Essentially, I feel overwhelmed because I do everything. I worry about our bills, I take care of our son, I clean the house, cook the food, do the laundry. And this makes me feel like he is just a burden. 

Additionally, we are not intimate. We never really have been. Even on our honeymoon we only had sex once. (sorry if that is an overshare)

I am done being un-happy with my life. My son has seen me break down and cry hysterically because I am so unhappy and I dont want him to think of me that way.

I have been thinking that we need to separate, though I think I am really thinking that is just a gateway to divorce. I have spoken with friends about this. I have spoken with my parents. I am just worried about how this conversation will go with my H. 
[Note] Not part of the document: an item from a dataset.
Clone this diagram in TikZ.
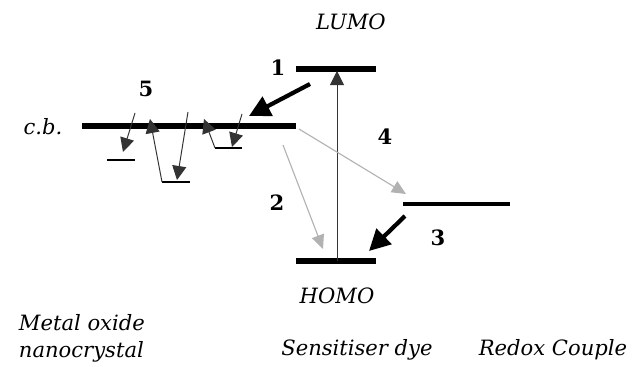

Would like any advice on my situation and how this conversation might go!


----------



## muttgirl (Mar 23, 2012)

Just 1 question--what does he do to contribute? Teaching responsibility to a guy to be a father and husband takes LOTS of effort on his part and time. If he doesnt think he is doing anything wrong he will call you picky or nagging or crazy. HE has to want to change and if he wont then cut your loses and make sure child support is lined up for the time when your husband grows up.


----------



## justforfun1222 (Feb 6, 2013)

Sounds like you are somewhat in the boat I am right now. I am going to school, for law and my husband actually said to me tonight after he had to wash the dishes because I had been studying all day and taken 2 exams, that he did my work and cleaned the dishes up, I have 6 people living in my house 3 of them teenagers 4 of them men and i just cannot keep up with the load, I am on the verge of a nervous break down and when I am crying, I don't even get a hug.. just an I am sorry you are going through this. I used to be a strong person, but after what I have gone though with him, and some other issues the past few years, it takes everything I have to function. We have talked until I am blue in the face and I agree with Muttgirl.. if he does not change cut your losses and get out! I also have to add that they might change for a few weeks or months, but then it goes right back to the way it was, I think we establish a pattern within our marriages and once we allow ourselves to be taken advantage of, it eventually happens again.. Good luck with all of this and if you figure out how to tell him please let me know because i am having issues in that area myself!


----------